Everyone is rooting for Tomekia Reed in Charlotte

Six years of wins have mounted since that JSU job, that last family loss. It’s hard to overstate the success she saw at her hometown school. It’s also hard to overstate the welcoming she’s received since accepting the job at Charlotte.

Just ask Mike Hill, Charlotte’s athletic director.

“Honestly, I’ve never, in my career experience of hiring a head coach, seen a more roundly well-received and celebrated hire than Tomekia,” Hill told The Charlotte Observer. “That’s from our fans and then also people in her world — who love her and revere her from Jackson State, from HBCUs, from the basketball world.”

Then-Jackson State assistant coach Chase Campbell, left, and head coach Tomekia Reed during a January game against Texas Southern.
Then-Jackson State assistant coach Chase Campbell, left, and head coach Tomekia Reed during a January game against Texas Southern.

That was on display Monday, in Halton Arena, in her introductory press conference. The ACC’s associate commissioner of women’s basketball, Jackie Carson, was in the crowd. Tomekia’s 12-year-old son, Carlon, who she often refers to as her “associate head coach,” sat behind her as she gave her speech. Her two brothers, Victor and Cazinova, watched on the live stream online.

By the end of Reed’s introductory press conference, she had 1,554 unread text messages and 78 missed calls. They probably resembled the many texts Hill received after making the hire himself.

“The number of texts I received after we hired her from people who are not affiliated with us, who are with the Big Ten Network and the SEC — so many said ‘Great hire,’ or ‘Incredible hire,’ or ‘Finally, someone was smart and gave her a chance,’” Hill said. “That was really impressive.”

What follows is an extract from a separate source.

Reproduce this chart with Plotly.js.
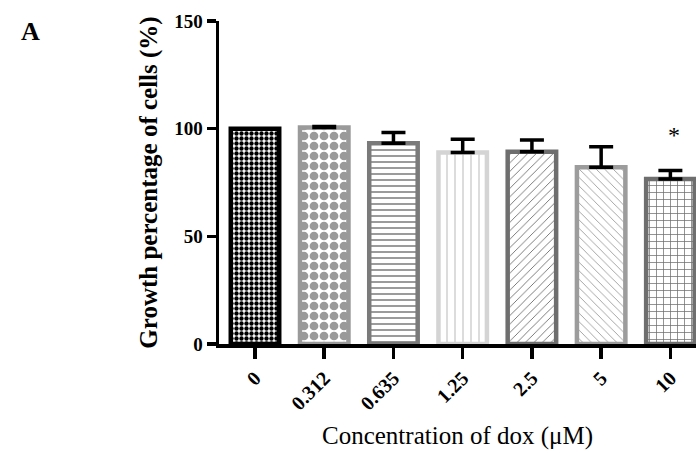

Charlotte 49ers women’s basketball coach Tomekia Reed with athletic director Mike Hill. / Courtesy of Charlotte 49ers athletics
Charlotte 49ers women’s basketball coach Tomekia Reed with athletic director Mike Hill. / Courtesy of Charlotte 49ers athletics

Work lies ahead. Reed, after all, is replacing Cara Consuegra, the 49ers’ all-time program wins leader who moved on to Marquette this offseason. Still, Reed did not shy away from speaking in superlatives on Monday. At the podium she said her team will play a fast, physical, fun game. She said her program would be the “most trendy, most attractive and winningest program in Division I college basketball.” She said she heard that her current players are hungry to win championships, and that they “have the right one” for that. She said that she knows that cultivating fandom doesn’t start and end in the arena — that it requires the whole campus’s involvement, the whole community’s buy-in.

She’s even mentioned the possibility of bringing the Dawn Staley-led South Carolina Gamecocks to Halton Arena.

“We have talked about playing a game with Dawn here,” Reed said. “We are working on that. I’m certainly not afraid to play the big schools.”

That fearlessness is something her family — her brothers and her father and her mother, on that backyard hoop and beyond — instilled in her long ago. It’s created a belief that Charlotte has already caught on to.

Said Hill: “I would not challenge her on what she believes we can be.”